Le héros principal de cette histoire, l’Algérien Sassi Boutaleb, a en effet été réquisitionné pour aller faire la guerre des Français contre les Allemands, et il en est revenu gravement blessé, d’une manière irrémédiable, en sorte qu’il sait très bien que ses mois sont comptés. Et en effet il disparaît dans l’année qui suit son retour en Algérie après la fin de la guerre. C’est justement parce qu’il le sait et qu’il s’y attend qu’il veut laisser derrière lui un écrit pour dire son opinion sur cette guerre qui lui a été imposée et aussi, plus globalement, sur cette condition d’indigène qui aura été la sienne pendant toute sa vie. Il a ainsi rédigé un livre d’une centaine de pages mais n’a pas réussi à le faire publier de son vivant. C’est pourquoi il implore finalement toute personne qui trouvera un jour cet écrit d’essayer de le faire connaître, de toutes ses forces, le meilleur moyen étant bien sûr d’obtenir sa publication.
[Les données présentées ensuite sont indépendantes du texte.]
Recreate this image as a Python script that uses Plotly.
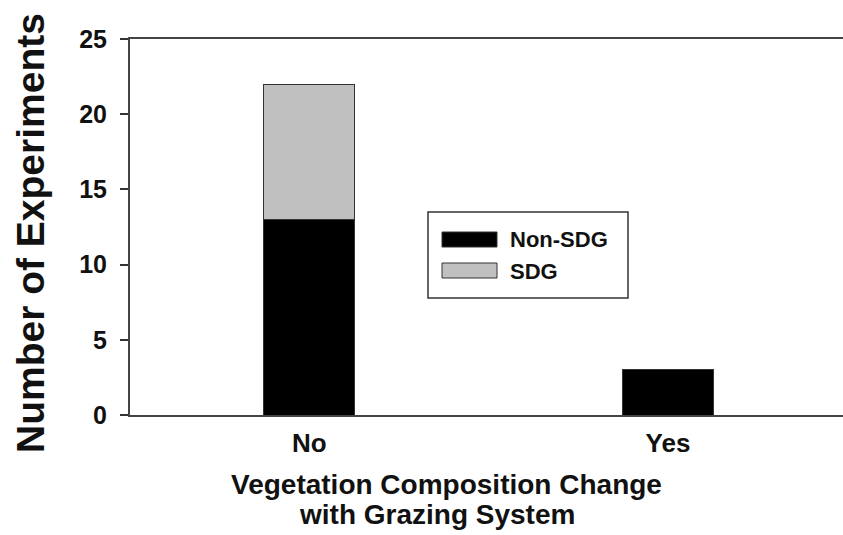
import plotly.graph_objects as go

# data
categories = ["No", "Yes"]
series_names = ["Non-SDG", "SDG"]
non_sdg = [13, 3]
sdg = [9, 0]
series_colors = ["#000000", "#c0c0c0"]

y_ticks = [0, 5, 10, 15, 20, 25]

FONT = "Liberation Sans, Arial, sans-serif"
W, H = 843, 535
L, R, T, B = 130, 843, 39, 415  # plot area in pixels


def px_x(x):
    return (x - L) / (R - L)


def px_y(y):
    return (B - y) / (B - T)


fig = go.Figure()
for name, vals, col in zip(series_names, [non_sdg, sdg], series_colors):
    fig.add_trace(go.Bar(x=list(range(len(categories))), y=vals, name=name,
                         marker={'color': col, 'line': {'color': '#333333', 'width': 1}},
                         width=0.254, showlegend=False))

############ legend box drawn by hand (wide swatches like the original) ############
shapes = [dict(type='rect', xref='paper', yref='paper',
               x0=px_x(428), x1=px_x(628), y0=px_y(298), y1=px_y(212),
               line={'color': '#333333', 'width': 1.5}, fillcolor='white', layer='above')]
annotations = []
sw_top = [232, 263]
for i, name in enumerate(series_names):
    shapes.append(dict(type='rect', xref='paper', yref='paper',
                       x0=px_x(442), x1=px_x(497), y0=px_y(sw_top[i] + 15), y1=px_y(sw_top[i]),
                       line={'color': '#333333', 'width': 1}, fillcolor=series_colors[i], layer='above'))
    annotations.append(dict(xref='paper', yref='paper', x=px_x(508), y=px_y(sw_top[i] + 8),
                            xanchor='left', yanchor='middle', showarrow=False, text='<b>%s</b>' % name,
                            font={'family': FONT, 'size': 22, 'color': '#111111'}))

############ axis titles ############
x_title = ["Vegetation Composition Change", "with Grazing System"]
for line, xc, yc in zip(x_title, [446, 437], [484, 514]):
    annotations.append(dict(xref='paper', yref='paper', x=px_x(xc), y=px_y(yc),
                            xanchor='center', yanchor='middle', showarrow=False,
                            text='<b>%s</b>' % line,
                            font={'family': FONT, 'size': 28, 'color': '#111111'}))
annotations.append(dict(xref='paper', yref='paper', x=px_x(30), y=px_y(233),
                        xanchor='center', yanchor='middle', showarrow=False, textangle=-90,
                        text='<b>Number of Experiments</b>',
                        font={'family': FONT, 'size': 39, 'color': '#111111'}))

fig.update_layout(width=W, height=H, barmode='stack', showlegend=False,
                  plot_bgcolor='white', paper_bgcolor='white',
                  margin={'l': L, 'r': W - R, 't': T, 'b': H - B},
                  shapes=shapes, annotations=annotations,
                  xaxis={'range': [-0.5, 1.488], 'tickvals': list(range(len(categories))),
                         'ticktext': ['<b>%s</b>' % c for c in categories],
                         'showgrid': False, 'zeroline': False, 'showline': True, 'mirror': True,
                         'linecolor': '#444444', 'linewidth': 2, 'ticks': '',
                         'ticklabelstandoff': 4,
                         'tickfont': {'family': FONT, 'size': 26, 'color': '#111111'}},
                  yaxis={'range': [0, 25], 'tickvals': y_ticks,
                         'ticktext': ['<b>%d</b>' % v for v in y_ticks],
                         'showgrid': False, 'zeroline': False, 'showline': True,
                         'linecolor': '#444444', 'linewidth': 2, 'ticks': 'outside',
                         'ticklen': 8, 'tickwidth': 2, 'tickcolor': '#333333',
                         'ticklabelstandoff': 8,
                         'tickfont': {'family': FONT, 'size': 25, 'color': '#111111'}})

# page has a default 8px body margin; drop it so the figure sits at the corner
fig.write_html("out.html", config={'displayModeBar': False},
               post_script="document.body.style.margin='0';document.body.style.overflow='hidden';")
Or par la grâce du romancier, le vœu de Sassi Boutaleb sera en effet exaucé, et la personne qui va se charger de faire publier son récit par un éditeur de sa connaissance est une jeune femme d’aujourd’hui qui se trouve être l’arrière-arrière petite fille du soldat algérien dont elle découvre un jour par hasard le manuscrit. La jeune femme s’appelle Valentina Montini, elle avait une vague idée de l’existence de cet aïeul algérien mais n’en a pas moins tout à découvrir de ce qu’il a été et de ce qu’il évoque dans son témoignage.
Kader Ferchiche décrit de façon assez convaincante ce qui se passe pour son héroïne Valentina qui, malgré le siècle et tout ce qui les sépare, est la digne héritière de Sassi. Valentina est gagnée progressivement par une sorte de contagion qui émane de cet écrit qu’elle a trouvé et dont elle se sent responsable. Ce phénomène n’est pas seulement affectif ou irrationnel, il est au contraire nourri par un immense travail de recherche qu’elle entreprend pour reconstituer l’histoire de l’Algérie coloniale et situer les différentes générations qui composent sa famille, très hétéroclite, dans ce contexte. Valentina qui n’avait écrit jusqu’alors que des œuvres de divertissement, pour enfants ou adolescents, comprend peu à peu l’importance et le poids que peut avoir l’écriture et son rôle au service de la vérité, surtout dans un contexte où celle-ci a été systématiquement occultée.
L’effet produit par le récit de Sassi Boutaleb s’explique par son rôle de dévoilement mais celui-ci doit son efficacité au ton très remarquable de l’indigène et du soldat, les deux termes par lesquels il se définit. Le mot « indigène » recouvre toutes les injustices et les indignités dont un homme comme lui a souffert, et il permet de les transformer par l’écriture en un cri d’indignation—c’est lui-même qui fait un rapprochement significatif entre ces mots-clefs :
« Comme Sassi Boutaleb, Valentina Montini maintiendra autant qu’elle le pourra « indigène » dans lequel il y a les lettres pour « indigné ». Ou tout simplement « indignes », comme ceux qui avaient réduits les habitants à ne plus être que l’ombre d’eux-mêmes. »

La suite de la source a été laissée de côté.